From Founder to CEO: Mastering the Leadership Shift for Business Growth
You’ve launched a successful company and worn every hat — CFO, CMO, head of sales, even customer support — along the way. As the business has grown, the grit, creativity and relentless energy that got you to this point may no longer be enough to take the organization to the next level.
“Scalability requires different leadership,” says Dan Quiggle, author, founder and CEO of The Quiggle Group. “Founders excel at vision and hands-on problem solving, but as a company grows, success hinges on scalable processes like delegation and systemized decision-making.”
Without shifting from a founder to a CEO mindset, growth can stall. Bottlenecks emerge, culture fragments and burnout threaten both the leader and the organization. Mastering this transition is vital for sustained success.
David Friedman, author, Vistage speaker, CEO, and developer of CultureWise®, bluntly frames the options: founders must either step into the CEO role, bring someone in to fill it, or risk failure.
“The most important shift that has to take place is recognizing that the success of the business is more a function of how well run the company is than how good you are at the specific skill, craft or expertise you started the business with,” Friedman says. “That’s a huge shift that many people don’t make successfully.”
The Key Difference: Founder vs. CEO Mindset
Making the move from founder to CEO is about more than new responsibilities. It’s about embracing a significant mindset shift.
Founder Mode: The Visionary Role
Founders are scrappy and excel at “doing.” They are visionaries who take a hands-on leadership approach and are directly involved in day-to-day operations, as early-stage companies require a focus on product, market fit, and operations.
“There are two kinds of founders,” Friedman explains. “Those who start a business because they’re subject matter experts who want to work for themselves, and those who are visionaries.”
He adds that regardless of the type of founder you consider yourself to be, redefining what productivity means is a significant part of the mindset shift needed for success.
CEO Mode: Shifting to Strategic Leadership
CEOs focus on systems, culture and long-term growth. They empower leadership teams, delegate decision-making and ensure alignment between strategy and execution. Their role is less about solving every problem and more about ensuring the right people and processes are in place to solve them.
“The CEO mindset focuses on risk assessment, controls and governance,” Quiggle says. “If you don’t handle those, they can become costly missteps. A CEO is always striving to reduce risk while enabling growth.”
Recognizing the Signs of Readiness
How do you know it’s time to shift from founder to CEO? There are clear signals you shouldn’t ignore. Company size is one, says Friedman.
“When a company is small, people can pick things up from you by example,” he says. “But as it grows to 25, 50, or 100 employees, you have to lead through others and set direction.”

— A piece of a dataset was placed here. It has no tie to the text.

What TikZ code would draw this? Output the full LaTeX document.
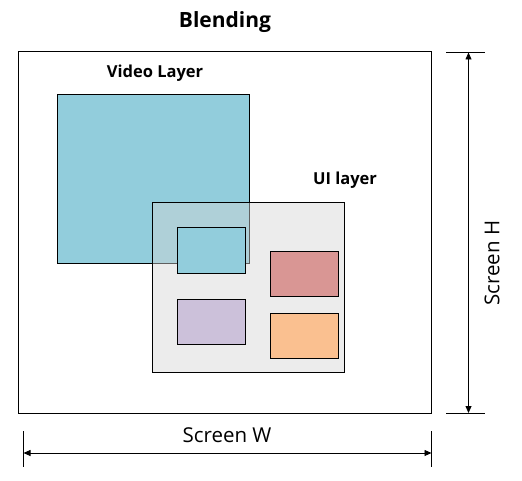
\documentclass[tikz,border=0pt]{standalone}
\usepackage{fontspec}
\setmainfont{Open Sans}
\usetikzlibrary{arrows.meta}
\definecolor{vid}{HTML}{92CDDC}
\definecolor{uibg}{HTML}{D4D4D4}
\definecolor{redb}{HTML}{D99694}
\definecolor{purb}{HTML}{CCC1DA}
\definecolor{orab}{HTML}{FAC090}
\tikzset{
  box/.style={draw=black, line width=1pt},
  lbl/.style={font=\bfseries\fontsize{16.5}{18}\selectfont, inner sep=0pt},
  dim/.style={line width=0.8pt, {Triangle[length=7pt,width=6pt]}-{Triangle[length=7pt,width=6pt]}},
  tick/.style={line width=0.8pt},
}
\begin{document}
\begin{tikzpicture}[x=1pt,y=-1pt]
\useasboundingbox (0,0) rectangle (522,481);
% screen
\draw[box] (18,52) rectangle (431,413);
% title
\node[inner sep=0pt, font=\bfseries\fontsize{21}{24}\selectfont] (title) at (225,22) {Blending};
% video layer
\draw[box, fill=vid] (57,95) rectangle (249,263);
\node[lbl] (vlbl) at (155,73) {Video Layer};
% UI layer
\fill[uibg, opacity=0.45] (152,203) rectangle (344,372);
\draw[box] (152,203) rectangle (344,372);
\node[lbl] (ulbl) at (345,180) {UI layer};
% inner boxes
\draw[box, fill=vid] (177,228) rectangle (245,273);
\draw[box, fill=redb] (270,251) rectangle (338,296);
\draw[box, fill=purb] (177,299) rectangle (245,344);
\draw[box, fill=orab] (270,313) rectangle (338,358);
% width dimension
\coordinate (wl) at (23.5,453);
\coordinate (wr) at (431.5,453);
\draw[tick] (23.5,431) -- (23.5,467);
\draw[tick] (431.5,431) -- (431.5,467);
\draw[dim] (wl) -- (wr);
\node[inner sep=0pt, font=\fontsize{20.5}{24}\selectfont] (wlbl) at (227,435) {Screen W};
% height dimension
\coordinate (ht) at (468.5,52.5);
\coordinate (hb) at (468.5,413);
\draw[tick] (446,52.5) -- (485,52.5);
\draw[tick] (446,413) -- (485,413);
\draw[dim] (ht) -- (hb);
\node[inner sep=0pt, rotate=90, font=\fontsize{20.5}{24}\selectfont] (hlbl) at (492,263) {Screen H};
\end{tikzpicture}
\end{document}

If any of the following scenarios also sound familiar, it’s an indicator that now is the time to step into the CEO role, or hire someone else to:
- You spend more time putting out fires than setting strategy.
- Decisions bottleneck at your desk.
- Your team hesitates to act without your approval.
- Growth has stalled, despite a proven product.
- Teams are working in silos and are misaligned.
The Risks of Delaying the Transition
Waiting too long to embrace the CEO role can be costly. Founders who cling to every decision quickly become bottlenecks, slowing innovation and frustrating high-potential employees.
Growth stalls, opening the door for competitors to take market share. Culture erodes as misalignment spreads. And founders risk burnout from doing it all rather than delegating to a capable leadership team.
The longer a founder waits to transition into the CEO role, the harder it becomes to regain momentum.
The 8 Hurdles of Transition from Founder to CEO
Many entrepreneurs encounter similar challenges during the transition from founder to CEO. Knowing those in advance can help you prepare for them.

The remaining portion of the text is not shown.